Se così è, ci si pone l’obbligo storico di contrastare la tremenda corrente bellicista che vuole abbattere ogni ostacolo e nei nostri paesi annullare ogni conflitto sociale che accentua la fragilità economica capitalistica. Fermare la guerra, impedire che l’Italia vi partecipi, ma anche rilanciare il conflitto sociale e difendere ogni spazio democratico e di libertà collettive e individuali: questo è il dovere prioritario del movimento di Genova e di tutti gli anticapitalisti e pacifisti. Ma essi devono dimostrarsi rapidamente all’altezza di tale compito, ora che appare superato lo sbandamento dovuto all’orrore per gli attentati, scendendo in piazza dappertutto al primo segnale di guerra e lavorando poi per una mobilitazione permanente che comprenda anche uno sciopero generale contro la guerra: ed in questo senso la manifestazione di Napoli è stata un segnale assai confortante.

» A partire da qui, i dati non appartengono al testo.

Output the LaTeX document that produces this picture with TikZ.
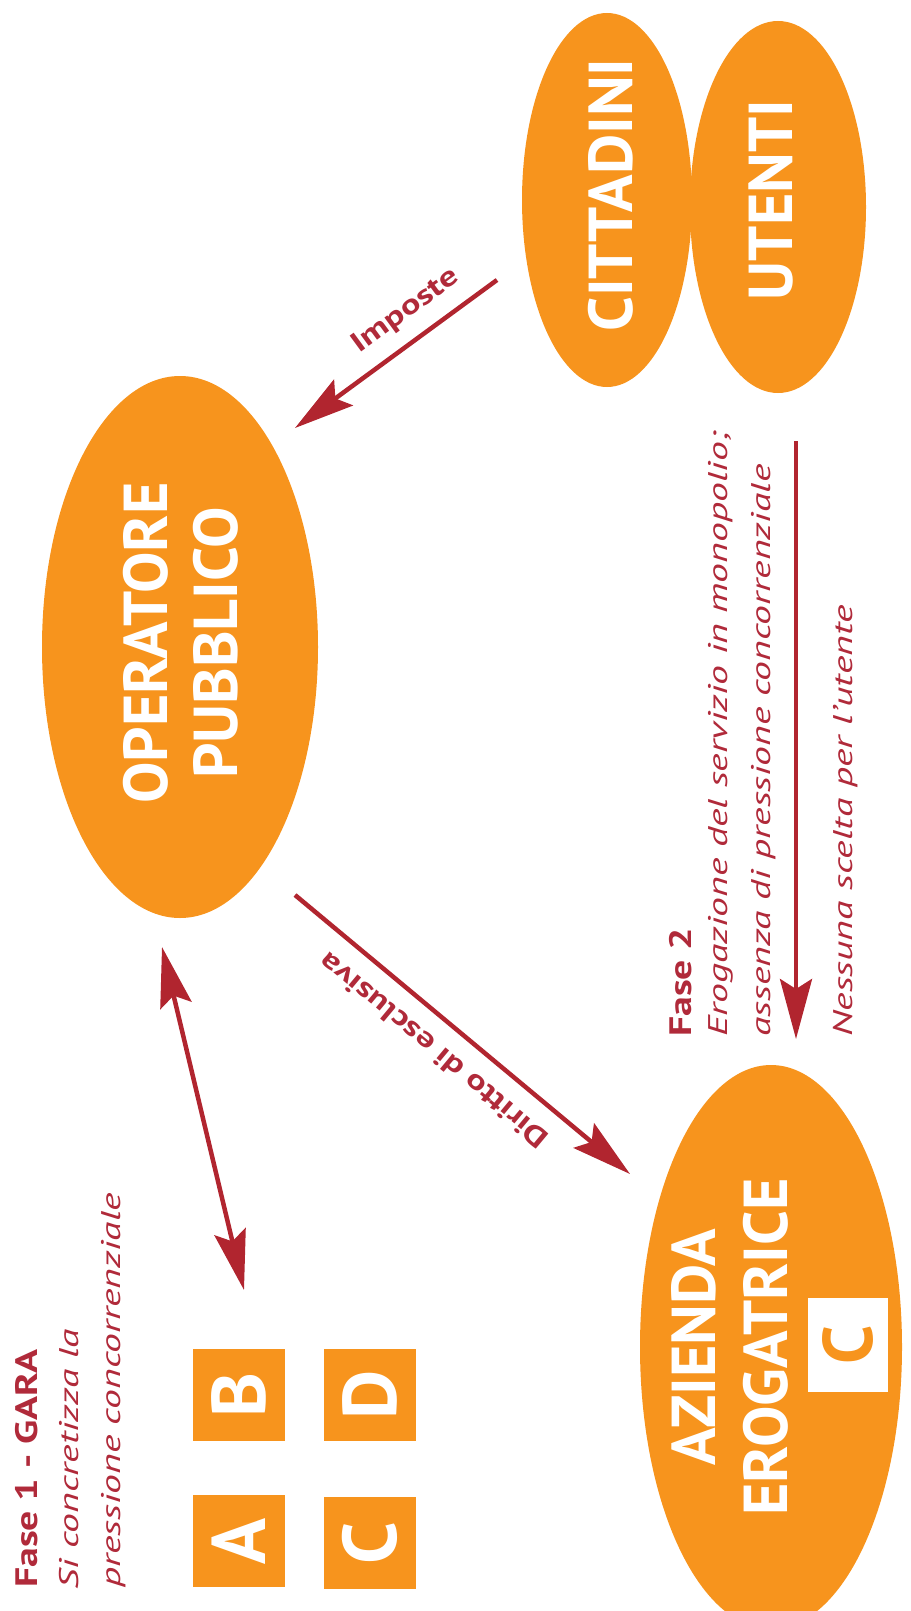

Lo sdegno per lo stragismo come metodo di lotta non ci deve impedire di ricordare che centinaia di migliaia di morti iracheni, jugoslavi, palestinesi o kurdi non hanno suscitato in Occidente nemmeno un millesimo dell’orrore provocato dal crimine delle Twin Towers; che la Nato resta il principale agente di morte e di terrore nel mondo e che essa va sciolta o comunque l’Italia non deve farne parte; e che non è il movimento di Genova a doversi “dissociare” da Bin Laden o dagli afgani ma la Nato che li ha allevati nella comune logica del terrore e della guerra. Perchè, mentre qualcuno ritiene inopportuno ribadire la richiesta di uscita dell’Italia dalla Nato o le proteste anti-Usa, ci capita di trovare qualche centinaio di suore statunitensi che manifestano contro la guerra proprio sotto l’ambasciata Usa.
A fare da freno non sono cioè i cattolici coerenti, i quali spesso hanno un’intransigenza pacifista che tanti “sinistri” si sognano; ma gli orridi cascami di quella “cultura di guerra” e filo-Nato che l’ex-sinistra di governo ha disseminato a piene mani ai tempi della “guerra umanitaria”. E a tal proposito ci pare indispensabile che i promotori della Perugia-Assisi, alla quale si deve partecipare in massa, ci evitino, prendendo chiaramente posizione contro la guerra e la partecipazione dell’Italia ad essa in qualsiasi forma, di farci ritrovare nelle prime file (come già accaduto con il D’Alema condottiero della guerra alla Jugoslavia) coloro che sostengono “l’uso della forza” Nato (già: perché rompere le vetrine a Genova è la quintessenza della violenza, mentre bombardare paesi, magari con l’atomica, è usare la forza!).